In the Enable Talk system developed by Team Quadsquad, each individual glove has 11 flex sensors—two in each finger and one across the palm—as well as two accelerometers, a gyroscope, a compass and a bluetooth module that transfers all the data collected by the gloves as the user signs to a mobile device. “We gave [the athletes at our school] our prototype,” says team member Maxim Osika. “In the beginning, we thought it would be enough just to have the fingers, but they said they wanted broader gestures.” So the team added all the additional bells and whistles that would allow the gloves to recognize not only the alphabet, as formed by bending the fingers, but words and sentences made up of more sweeping hand motions as well.

At Team Quadsquad’s final presentation to the Imagine Cup judges, a member wearing the gloves signs “nice to meet you” and a mobile phone using Microsoft Speech API quickly repeats it out loud. There is an audible “ooh” from the audience. The Enable Talk system is user-taught, which makes it customizable for different countries’ sign languages and individual idiosyncrasies in performing the signs. For the Imagine Cup, Team Quadsquad translated American Sign Language to English using the system’s neural network, but a user could teach it any gestures they wanted, and have them correspond with any language that is supported by Microsoft Speech API. So, theoretically, you could even make up your own sign language. Obviously, it would take far too long to teach the system every word you might ever want to say, so eventually the team would like to have a downloadable package of standard signs in different sign languages for the user to start out with. The battery life on the gloves lasts for eight hours, but can be extended by charging them with the solar panels on the back.

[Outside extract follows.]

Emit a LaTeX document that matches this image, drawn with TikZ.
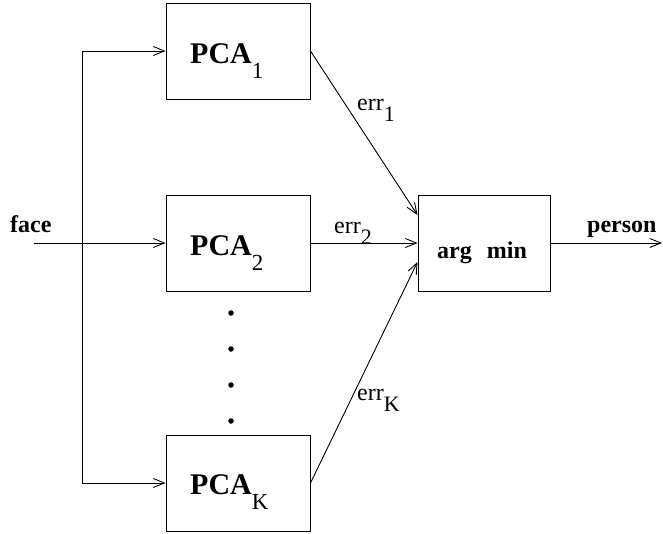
\documentclass[tikz,border=0pt]{standalone}
\usepackage{fontspec}
\setmainfont{Liberation Serif}
\usetikzlibrary{arrows.meta}
\tikzset{
  blk/.style={draw, line width=1pt, minimum width=144pt, minimum height=96pt, inner sep=0pt},
  conn/.style={line width=0.9pt},
  arr/.style={conn, -{Straight Barb[length=11pt,width=9pt,line width=0.9pt]}},
  dotn/.style={circle, fill, inner sep=0pt, minimum size=5.5pt},
  txt/.style={inner sep=0pt, anchor=base west},
  lbl/.style={txt, font=\fontsize{24}{26}\selectfont},
  blbl/.style={txt, font=\fontsize{24}{26}\selectfont\bfseries},
}
\newcommand{\pca}[1]{{\fontsize{30}{32}\selectfont\bfseries PCA}\raisebox{-15pt}{\fontsize{23}{24}\selectfont #1}}
\newcommand{\errl}[1]{err\raisebox{-11pt}{\fontsize{22}{23}\selectfont #1}}
\begin{document}
\begin{tikzpicture}[x=1pt,y=-1pt]
\useasboundingbox (0,0) rectangle (663,533);
\node[blk] (p1) at (238,51) {};
\node[blk] (p2) at (238,243) {};
\node[blk] (pK) at (238,483) {};
\node[blk, minimum width=132pt] (am) at (484,243) {};
\node[txt] (t1) at (190,63) {\pca{1}};
\node[txt] (t2) at (190,255) {\pca{2}};
\node[txt] (tK) at (190,494) {\pca{K}};
\node[blbl] (tam) at (437,258) {arg\hspace{15pt}min};
\node[dotn] (d1) at (231,313) {};
\node[dotn] (d2) at (231,349) {};
\node[dotn] (d3) at (231,385) {};
\node[dotn] (d4) at (231,421) {};
\coordinate (in) at (34,243);
\coordinate (jt) at (82,51);
\coordinate (jb) at (82,483);
\coordinate (out) at (662,243);
\draw[conn] (jt) -- (jb);
\draw[arr] (jt) -- (p1.west);
\draw[arr] (jb) -- (pK.west);
\draw[arr] (in) -- (p2.west);
\draw[arr] (p1.east) -- ([yshift=28pt]am.west);
\draw[arr] (p2.east) -- (am.west);
\draw[arr] (pK.east) -- ([yshift=-19pt]am.west);
\draw[arr] (am.east) -- (out);
\node[blbl] (face) at (10,232) {face};
\node[blbl] (person) at (587,232) {person};
\node[lbl] (e1) at (357,110) {\errl{1}};
\node[lbl] (e2) at (334,233) {\errl{2}};
\node[lbl] (eK) at (357,400) {\errl{K}};
\end{tikzpicture}
\end{document}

The level of detail the sensors pick up is truly impressive. A screen full of graphs (pictured above) shows the judges and the audience during the presentation what each individual sensor is reading as the team member wearing the gloves waves and turns his hands and bends his fingers. If he bends just his pinky, that is the only sensor that shows a reading. The others remain static. Throughout the presentation, the system never once falters, saying things like “we love the Imagine Cup” and “we want to see kangaroos.” Still, Team Quadsquad isn’t satisfied with just 90 percent accuracy. “We’re shooting for 99.9 of course,” says Osika. And winning the Imagine Cup may just give them the boost they need to get there.